EUROPARAT
Streit über Bewertung und wissenschaftlichen Anspruch des Kreationismus
Schon bei der Sommersession der Parlamentarischen Versammlung des Europarates kündigt sich Streit für die Herbsttagung an. Der französische Konservative Jacques Legendre betont als Vorsitzender des Kulturausschusses die "feste Entschlossenheit", beim heißen Eisen Kreationismus im Oktober erneut die Herausforderung zu suchen: Die Absetzung einer Resolution zu den Gefahren, die dem Bildungswesen durch diesen religiösen Fundamentalismus drohen, provoziert in diesem Gremium Empörung. Die "Kreationisten" bestreiten Darwins Evolutionstheorie und vertreten mit "wissenschaftlichem" Anspruch die wörtliche Auslegung der biblischen Schöpfungslehre von der Erschaffung der Welt durch einen göttlichen Willensakt.
Ausschuss-Berichterstatter Guy Lengagne zeigt sich über die Verbannung seiner in der Kommission fast einstimmig gebilligten Expertise aus der Plenardebatte "schockiert" und "entsetzt". In dem Staatenbund würden "die Weichen für eine Rückkehr ins Mittelalter gestellt", zürnt der französische Sozialist.

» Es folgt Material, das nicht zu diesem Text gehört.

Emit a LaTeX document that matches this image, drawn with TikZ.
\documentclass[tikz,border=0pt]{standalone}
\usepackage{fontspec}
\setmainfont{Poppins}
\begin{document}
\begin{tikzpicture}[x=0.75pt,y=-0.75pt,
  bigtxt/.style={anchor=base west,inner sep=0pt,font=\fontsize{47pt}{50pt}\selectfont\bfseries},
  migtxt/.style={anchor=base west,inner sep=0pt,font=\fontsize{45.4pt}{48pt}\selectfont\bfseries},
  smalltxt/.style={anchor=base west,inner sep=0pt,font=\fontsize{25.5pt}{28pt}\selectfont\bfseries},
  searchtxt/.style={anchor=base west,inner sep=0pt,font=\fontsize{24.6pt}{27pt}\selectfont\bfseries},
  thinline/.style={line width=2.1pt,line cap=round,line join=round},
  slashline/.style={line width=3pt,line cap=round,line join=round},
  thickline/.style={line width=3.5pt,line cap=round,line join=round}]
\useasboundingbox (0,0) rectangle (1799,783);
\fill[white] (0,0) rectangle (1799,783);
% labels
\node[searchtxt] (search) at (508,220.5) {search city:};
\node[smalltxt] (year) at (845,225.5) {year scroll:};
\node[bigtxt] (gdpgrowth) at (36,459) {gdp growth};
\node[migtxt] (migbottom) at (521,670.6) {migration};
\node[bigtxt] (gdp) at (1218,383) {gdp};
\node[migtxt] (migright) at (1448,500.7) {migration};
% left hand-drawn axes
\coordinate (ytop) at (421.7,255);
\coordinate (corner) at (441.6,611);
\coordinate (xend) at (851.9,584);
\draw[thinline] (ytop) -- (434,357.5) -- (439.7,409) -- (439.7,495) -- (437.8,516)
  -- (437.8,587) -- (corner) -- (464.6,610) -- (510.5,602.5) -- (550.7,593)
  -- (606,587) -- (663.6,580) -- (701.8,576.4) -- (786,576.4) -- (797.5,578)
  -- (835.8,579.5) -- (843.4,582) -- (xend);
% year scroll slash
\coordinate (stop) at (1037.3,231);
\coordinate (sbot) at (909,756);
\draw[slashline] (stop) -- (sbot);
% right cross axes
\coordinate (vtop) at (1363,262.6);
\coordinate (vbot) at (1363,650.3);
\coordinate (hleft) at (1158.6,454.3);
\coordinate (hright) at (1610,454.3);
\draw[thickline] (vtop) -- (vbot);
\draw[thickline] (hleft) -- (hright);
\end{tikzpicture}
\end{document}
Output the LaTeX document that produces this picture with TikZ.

Während der Kulturausschuss in die Offensive geht, halten sich dessen Gegner nach ihrem Coup im Plenum vorerst bedeckt. Den Antrag auf Absetzung von der Tagesordnung hatte der belgische Christdemokrat Luc Van den Brande gestellt, für den Lengagnes Papier "unausgewogen" ist: 63 von 119 Volksvertretern folgten ohne inhaltliche Erörterung dem Ansinnen des EVP-Fraktionschefs. Für Legendre kam dieser Beschluss "irregulär" zustande. Dieser Konflikt über den Kreationismus weist Züge eines Kulturkampfs auf. Die Aufregung verwundert nicht, legen die Kulturpolitiker doch den Finger in eine Wunde, die auch in Europa zu schwären beginnt.
Bislang ziehen Evangelikale vor allem in den USA gegen Darwins Evolutionstheorie zu Felde: Zwecks Durchsetzung ihrer religiösen Dogmen in der Gesellschaft wollen diese ultrakonservativen Christen in einem ersten Schritt erreichen, dass ihre Ideologie des "Intelligent Design" als moderne Variante des biblischen Schöpfungsglaubens an Schulen gleichberechtigt mit Biologie unterrichtet wird.
Lengagne nennt zahlreiche Beispiele aus diversen Ländern für Versuche, europäische Schulen ebenfalls dem Kreationismus zu öffnen - auch an zwei Schulen in Hessen. Der Kulturausschuss des Europarats spricht dem Kreationismus den Charakter einer Wissenschaft ab und betont, dass diese Lehre an den Schulen nicht gleichberechtigt neben der wissenschaftlichen Evolutionstheorie behandelt werden dürfe. Letztlich seien die Kreationisten darauf aus, "die Demokratie durch eine Theokratie zu ersetzen". Die Kulturpolitiker heben hervor, dass der Kreationismus als Glaube zu respektieren sei und in den Religionsunterricht integriert werden könne. Der SPD-Abgeordnete Wolfgang Wodarg betont ebenfalls, dass der Kreationismus kein wissenschaftliches Schulfach werden dürfe. Der Vize-Vorsitzende des Kulturausschusses plädiert indes dafür, Lengagnes Papier zu überarbeiten: Man dürfe auch die Evolutionstheorie nicht zum Dogma erklären - allerdings aus wissenschaftlichen Erwägungen und keinesfalls im Sinne des Kreationismus.
Einen Eklat gab es bei der Sommersession auch wegen des vom Plenum gebilligten Berichts des Sonderermittlers Dick Marty, der Polen und Rumänien vorwirft, CIA-Geheimgefängnisse für Terrorverdächtige geduldet zu haben: Aus Protest gegen diesen Beschluss wollen die rumänischen Abgeordneten die Sitzungen des Europarats-Parlaments bis auf Weiteres boykottieren.